» **Source excerpt**
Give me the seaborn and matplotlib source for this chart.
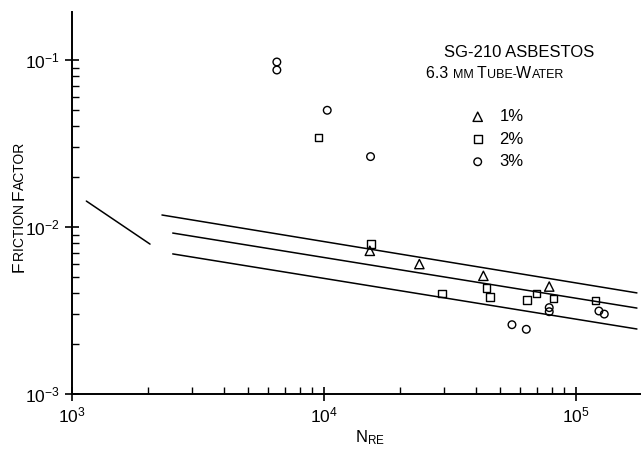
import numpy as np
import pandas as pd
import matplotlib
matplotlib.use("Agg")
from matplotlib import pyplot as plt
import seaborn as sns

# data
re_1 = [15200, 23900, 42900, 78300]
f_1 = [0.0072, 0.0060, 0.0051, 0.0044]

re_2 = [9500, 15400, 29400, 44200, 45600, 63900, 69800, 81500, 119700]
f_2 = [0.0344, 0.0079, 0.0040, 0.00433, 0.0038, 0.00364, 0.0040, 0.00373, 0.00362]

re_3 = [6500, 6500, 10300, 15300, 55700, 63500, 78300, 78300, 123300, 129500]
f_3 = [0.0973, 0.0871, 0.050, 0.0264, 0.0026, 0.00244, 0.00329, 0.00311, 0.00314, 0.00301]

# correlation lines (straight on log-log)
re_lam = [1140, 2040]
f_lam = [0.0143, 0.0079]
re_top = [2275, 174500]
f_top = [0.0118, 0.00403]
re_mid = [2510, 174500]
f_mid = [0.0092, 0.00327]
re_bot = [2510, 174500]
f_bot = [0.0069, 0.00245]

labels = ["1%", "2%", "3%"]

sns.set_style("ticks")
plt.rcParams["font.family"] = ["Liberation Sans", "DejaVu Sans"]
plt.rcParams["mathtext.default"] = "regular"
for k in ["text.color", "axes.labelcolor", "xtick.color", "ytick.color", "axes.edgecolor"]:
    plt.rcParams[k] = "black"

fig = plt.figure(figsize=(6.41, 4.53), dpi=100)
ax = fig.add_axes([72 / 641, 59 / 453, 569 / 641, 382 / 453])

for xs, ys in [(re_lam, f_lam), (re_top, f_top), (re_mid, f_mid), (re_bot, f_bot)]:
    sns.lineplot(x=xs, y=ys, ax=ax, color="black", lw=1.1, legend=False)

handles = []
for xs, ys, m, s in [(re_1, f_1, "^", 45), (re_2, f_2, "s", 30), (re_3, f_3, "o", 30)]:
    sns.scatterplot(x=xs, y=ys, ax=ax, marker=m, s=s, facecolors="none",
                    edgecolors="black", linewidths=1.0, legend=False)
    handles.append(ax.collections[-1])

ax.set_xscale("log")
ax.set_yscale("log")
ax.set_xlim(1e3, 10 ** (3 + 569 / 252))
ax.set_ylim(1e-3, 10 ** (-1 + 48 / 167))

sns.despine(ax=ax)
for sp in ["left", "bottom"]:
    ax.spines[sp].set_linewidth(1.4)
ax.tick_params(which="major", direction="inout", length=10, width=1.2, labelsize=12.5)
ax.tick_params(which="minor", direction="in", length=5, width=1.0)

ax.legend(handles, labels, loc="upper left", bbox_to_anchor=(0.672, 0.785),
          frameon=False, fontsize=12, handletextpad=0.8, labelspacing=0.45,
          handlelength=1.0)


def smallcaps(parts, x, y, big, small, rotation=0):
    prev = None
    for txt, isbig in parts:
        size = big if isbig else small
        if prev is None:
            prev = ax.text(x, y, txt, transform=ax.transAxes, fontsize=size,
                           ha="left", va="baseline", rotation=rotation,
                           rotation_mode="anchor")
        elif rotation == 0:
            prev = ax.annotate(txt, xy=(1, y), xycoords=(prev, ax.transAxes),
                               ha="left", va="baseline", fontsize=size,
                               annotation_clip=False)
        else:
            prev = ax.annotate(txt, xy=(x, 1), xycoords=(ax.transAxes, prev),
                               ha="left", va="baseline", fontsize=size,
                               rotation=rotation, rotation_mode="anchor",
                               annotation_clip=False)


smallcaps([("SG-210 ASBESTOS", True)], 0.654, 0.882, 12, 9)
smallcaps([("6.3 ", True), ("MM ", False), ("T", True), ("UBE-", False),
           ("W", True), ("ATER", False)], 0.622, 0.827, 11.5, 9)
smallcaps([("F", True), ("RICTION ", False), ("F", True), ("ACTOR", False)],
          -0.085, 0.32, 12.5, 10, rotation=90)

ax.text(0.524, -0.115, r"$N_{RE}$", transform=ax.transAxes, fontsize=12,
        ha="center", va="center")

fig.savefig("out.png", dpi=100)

» **Exercise goal**
Set the data above down again exactly as given, with no pictures.

» **Solution to the problem**
Give me the seaborn and matplotlib source for this chart.
import numpy as np
import pandas as pd
import matplotlib
matplotlib.use("Agg")
from matplotlib import pyplot as plt
import seaborn as sns

# data
re_1 = [15200, 23900, 42900, 78300]
f_1 = [0.0072, 0.0060, 0.0051, 0.0044]

re_2 = [9500, 15400, 29400, 44200, 45600, 63900, 69800, 81500, 119700]
f_2 = [0.0344, 0.0079, 0.0040, 0.00433, 0.0038, 0.00364, 0.0040, 0.00373, 0.00362]

re_3 = [6500, 6500, 10300, 15300, 55700, 63500, 78300, 78300, 123300, 129500]
f_3 = [0.0973, 0.0871, 0.050, 0.0264, 0.0026, 0.00244, 0.00329, 0.00311, 0.00314, 0.00301]

# correlation lines (straight on log-log)
re_lam = [1140, 2040]
f_lam = [0.0143, 0.0079]
re_top = [2275, 174500]
f_top = [0.0118, 0.00403]
re_mid = [2510, 174500]
f_mid = [0.0092, 0.00327]
re_bot = [2510, 174500]
f_bot = [0.0069, 0.00245]

labels = ["1%", "2%", "3%"]

sns.set_style("ticks")
plt.rcParams["font.family"] = ["Liberation Sans", "DejaVu Sans"]
plt.rcParams["mathtext.default"] = "regular"
for k in ["text.color", "axes.labelcolor", "xtick.color", "ytick.color", "axes.edgecolor"]:
    plt.rcParams[k] = "black"

fig = plt.figure(figsize=(6.41, 4.53), dpi=100)
ax = fig.add_axes([72 / 641, 59 / 453, 569 / 641, 382 / 453])

for xs, ys in [(re_lam, f_lam), (re_top, f_top), (re_mid, f_mid), (re_bot, f_bot)]:
    sns.lineplot(x=xs, y=ys, ax=ax, color="black", lw=1.1, legend=False)

handles = []
for xs, ys, m, s in [(re_1, f_1, "^", 45), (re_2, f_2, "s", 30), (re_3, f_3, "o", 30)]:
    sns.scatterplot(x=xs, y=ys, ax=ax, marker=m, s=s, facecolors="none",
                    edgecolors="black", linewidths=1.0, legend=False)
    handles.append(ax.collections[-1])

ax.set_xscale("log")
ax.set_yscale("log")
ax.set_xlim(1e3, 10 ** (3 + 569 / 252))
ax.set_ylim(1e-3, 10 ** (-1 + 48 / 167))

sns.despine(ax=ax)
for sp in ["left", "bottom"]:
    ax.spines[sp].set_linewidth(1.4)
ax.tick_params(which="major", direction="inout", length=10, width=1.2, labelsize=12.5)
ax.tick_params(which="minor", direction="in", length=5, width=1.0)

ax.legend(handles, labels, loc="upper left", bbox_to_anchor=(0.672, 0.785),
          frameon=False, fontsize=12, handletextpad=0.8, labelspacing=0.45,
          handlelength=1.0)


def smallcaps(parts, x, y, big, small, rotation=0):
    prev = None
    for txt, isbig in parts:
        size = big if isbig else small
        if prev is None:
            prev = ax.text(x, y, txt, transform=ax.transAxes, fontsize=size,
                           ha="left", va="baseline", rotation=rotation,
                           rotation_mode="anchor")
        elif rotation == 0:
            prev = ax.annotate(txt, xy=(1, y), xycoords=(prev, ax.transAxes),
                               ha="left", va="baseline", fontsize=size,
                               annotation_clip=False)
        else:
            prev = ax.annotate(txt, xy=(x, 1), xycoords=(ax.transAxes, prev),
                               ha="left", va="baseline", fontsize=size,
                               rotation=rotation, rotation_mode="anchor",
                               annotation_clip=False)


smallcaps([("SG-210 ASBESTOS", True)], 0.654, 0.882, 12, 9)
smallcaps([("6.3 ", True), ("MM ", False), ("T", True), ("UBE-", False),
           ("W", True), ("ATER", False)], 0.622, 0.827, 11.5, 9)
smallcaps([("F", True), ("RICTION ", False), ("F", True), ("ACTOR", False)],
          -0.085, 0.32, 12.5, 10, rotation=90)

ax.text(0.524, -0.115, r"$N_{RE}$", transform=ax.transAxes, fontsize=12,
        ha="center", va="center")

fig.savefig("out.png", dpi=100)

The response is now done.